HC Deb 11 May 1982 vol 23 cc583-4
4. Dr. Edmund Marshall

asked the Secretary of State for Social Services why the Department has requested regional health authorities to record the marital status of women who have given birth.

The Under-Secretary of State for Health and Social Security (Mr. Geoffrey Finsberg)

This is no new request. For more than 30 years marital status has been included in the hospital in-patient inquiry. But a fresh look at the information needs for the National Health Service is being taken by a steering group set up in 1980. It has proposed that marital status should continue to be recorded for the time being, and its proposals have gone out for consultation. Formal recommendations have not yet come to us.

Dr. Marshall

What business is it of the health authorities to pry into the marital status of patients? Without in any way devaluing the moral and social standing of marriage as an institution, will the health authorities confine themselves to health matters?

Mr.

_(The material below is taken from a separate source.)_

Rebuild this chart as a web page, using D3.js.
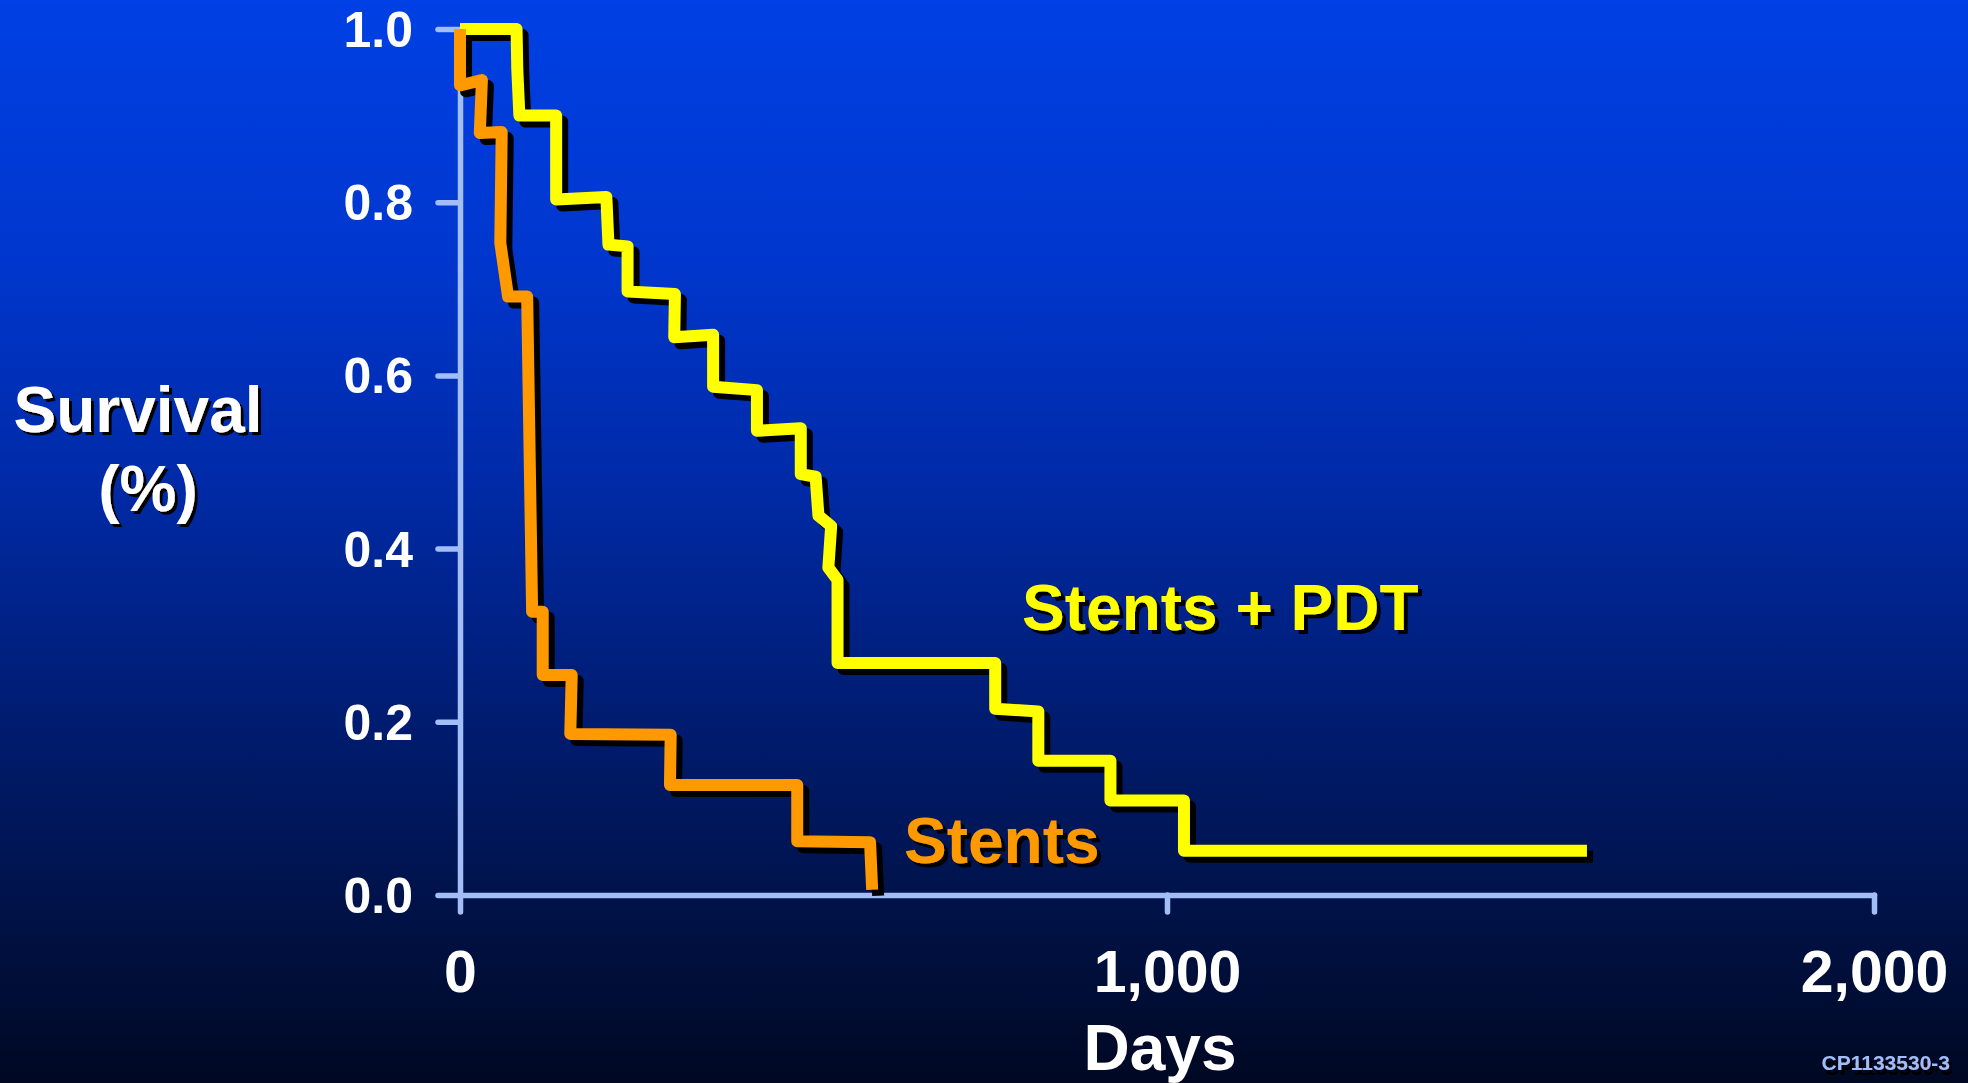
<!DOCTYPE html>
<html>
<head>
<meta charset="utf-8">
<script src="https://cdn.jsdelivr.net/npm/d3@7"></script>
<style>
  html, body { margin: 0; padding: 0; background: #000a24; }
  svg { display: block; }
  text { font-family: "Liberation Sans", Arial, Helvetica, sans-serif; font-weight: bold; }
</style>
</head>
<body>
<svg id="chart" width="1968" height="1083"></svg>
<script>
// ---- data ----
const xTicks = [0, 1000, 2000];
const yTicks = [0, 0.2, 0.4, 0.6, 0.8, 1.0];

// Stents + PDT : [day, survival]
const pdtDays = [0, 80, 81, 84, 136, 136, 207, 210, 237, 237, 304, 303, 358, 358, 420, 420, 482, 482, 503, 507, 525, 521, 534, 534, 757, 757, 818, 818, 920, 920, 1024, 1024, 1594];
const pdtSurv = [1.0, 1.0, 0.954, 0.900, 0.900, 0.803, 0.806, 0.751, 0.749, 0.697, 0.694, 0.644, 0.647, 0.587, 0.583, 0.536, 0.539, 0.486, 0.483, 0.438, 0.426, 0.378, 0.364, 0.268, 0.268, 0.215, 0.212, 0.155, 0.155, 0.109, 0.109, 0.051, 0.051];

// Stents : [day, survival]
const stentDays = [0, 0, 31, 28, 59, 57, 68, 95, 102, 117, 117, 158, 156, 298, 297, 477, 477, 580, 583];
const stentSurv = [1.0, 0.935, 0.941, 0.880, 0.881, 0.753, 0.691, 0.691, 0.327, 0.327, 0.254, 0.254, 0.186, 0.185, 0.127, 0.127, 0.062, 0.061, 0.006];

const seriesNames = ["Stents + PDT", "Stents"];
const seriesColors = ["#ffff00", "#ff9900"];
// label anchors in data units (day, survival)
const labelDays = [795, 628];
const labelSurv = [0.306, 0.037];

const xTitle = "Days";
const yTitle = ["Survival", "(%)"];
const codeLabel = "CP1133530-3";

// ---- drawing ----
const W = 1968, H = 1083;
const svg = d3.select("#chart");

const defs = svg.append("defs");
const grad = defs.append("linearGradient").attr("id", "bg").attr("x1", 0).attr("y1", 0).attr("x2", 0).attr("y2", 1);
[[0, "#0040e4"], [0.25, "#0036cc"], [0.45, "#002aa6"], [0.65, "#001d74"], [0.82, "#00134c"], [1, "#000822"]]
  .forEach(([o, c]) => grad.append("stop").attr("offset", o).attr("stop-color", c));

function addShadow(id, dx, dy) {
  defs.append("filter").attr("id", id)
    .attr("x", "-10%").attr("y", "-10%").attr("width", "130%").attr("height", "140%")
    .append("feDropShadow").attr("dx", dx).attr("dy", dy).attr("stdDeviation", 0)
    .attr("flood-color", "#000000").attr("flood-opacity", 1);
}
addShadow("shLabel", 4, 4);
addShadow("shTitle", 3, 3);
addShadow("shCode", 3, 5);

svg.append("rect").attr("width", W).attr("height", H).attr("fill", "url(#bg)");

const x = d3.scaleLinear().domain([0, 2000]).range([460, 1874]);
const y = d3.scaleLinear().domain([0, 1]).range([895, 29]);

const axisColor = "#a3bdf7";

// Axes
const xAxis = svg.append("g").attr("transform", `translate(0,${y(0)})`)
  .call(d3.axisBottom(x).tickValues(xTicks).tickSize(17).tickSizeOuter(0).tickFormat(d3.format(",")));
const yAxis = svg.append("g").attr("transform", `translate(${x(0)},0)`)
  .call(d3.axisLeft(y).tickValues(yTicks).tickSize(22).tickSizeOuter(0).tickPadding(25).tickFormat(d3.format(".1f")));

[xAxis, yAxis].forEach(g => {
  g.select(".domain").attr("stroke", axisColor).attr("stroke-width", 5.5).attr("stroke-linecap", "round");
  g.selectAll(".tick line").attr("stroke", axisColor).attr("stroke-width", 5.5).attr("stroke-linecap", "round");
  g.selectAll(".tick text").attr("fill", "#ffffff").attr("font-family", "Liberation Sans, Arial, sans-serif").attr("font-weight", "bold");
});
xAxis.selectAll(".tick text").attr("font-size", 59).attr("y", 97).attr("dy", 0);
yAxis.selectAll(".tick text").attr("font-size", 50).attr("dy", "0.35em");

// Lines
const line = d3.line().x(d => x(d[0])).y(d => y(d[1]));
const pdt = pdtDays.map((d, i) => [d, pdtSurv[i]]);
const stents = stentDays.map((d, i) => [d, stentSurv[i]]);
const all = [pdt, stents];

all.forEach((data, i) => {
  svg.append("path").datum(data).attr("d", line)
    .attr("transform", "translate(6,6)")
    .attr("fill", "none").attr("stroke", "#000000").attr("stroke-width", 12)
    .attr("stroke-linejoin", "round").attr("stroke-linecap", "butt");
  svg.append("path").datum(data).attr("d", line)
    .attr("fill", "none").attr("stroke", seriesColors[i]).attr("stroke-width", 12)
    .attr("stroke-linejoin", "round").attr("stroke-linecap", "butt");
});

// Series labels
seriesNames.forEach((n, i) => {
  svg.append("text").attr("x", x(labelDays[i])).attr("y", y(labelSurv[i])).text(n)
    .attr("font-size", 64).attr("fill", seriesColors[i]).attr("filter", "url(#shLabel)");
});

// Y title
svg.append("text").attr("x", 138).attr("y", 432).text(yTitle[0])
  .attr("font-size", 64).attr("fill", "#ffffff").attr("text-anchor", "middle").attr("filter", "url(#shTitle)");
svg.append("text").attr("x", 148).attr("y", 511).text(yTitle[1])
  .attr("font-size", 64).attr("fill", "#ffffff").attr("text-anchor", "middle").attr("filter", "url(#shTitle)");

// X title
svg.append("text").attr("x", 1160).attr("y", 1070).text(xTitle)
  .attr("font-size", 64).attr("fill", "#ffffff").attr("text-anchor", "middle");

// Code label
svg.append("text").attr("x", 1950).attr("y", 1070).text(codeLabel)
  .attr("font-size", 21).attr("fill", "#a3bdf7").attr("text-anchor", "end").attr("filter", "url(#shCode)");
</script>
</body>
</html>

Finsberg

I remind the hon. Gentleman that the information has been supplied for the past 30 years. The lack of sensible statistics in the National Health Service has been criticised by health service managers and by the Royal Commission. I do not see why it should be wrong to ask the committee to consider the matter. When we have seen the recommendations, we shall decide what to do.

Mr. Greenway

Will my hon. Friend confirm or deny reports in the Daily Mail that his hon. and learned Friend the Minister for Health recently stated that doctors should be free to prescribe oral contraceptatives to girls under 16, without their parents' knowledge——

Mr. Speaker

Order. I think that that is another question, although I do not know much about it myself.

Mr. Terry Davis

Why does the National Health Service need any statistics on how many mothers are married and how many are not, if the purpose of the forms is to improve the health of the children?

Mr. Finsberg

There was general unease about the quality of information available within the National Health Service. That is why we set up the Körner committee. In the light of the Körner committee's recommendations and of the consultations, we can decide whether to change the system that has been in existence for 30 years, under several Labour Governments.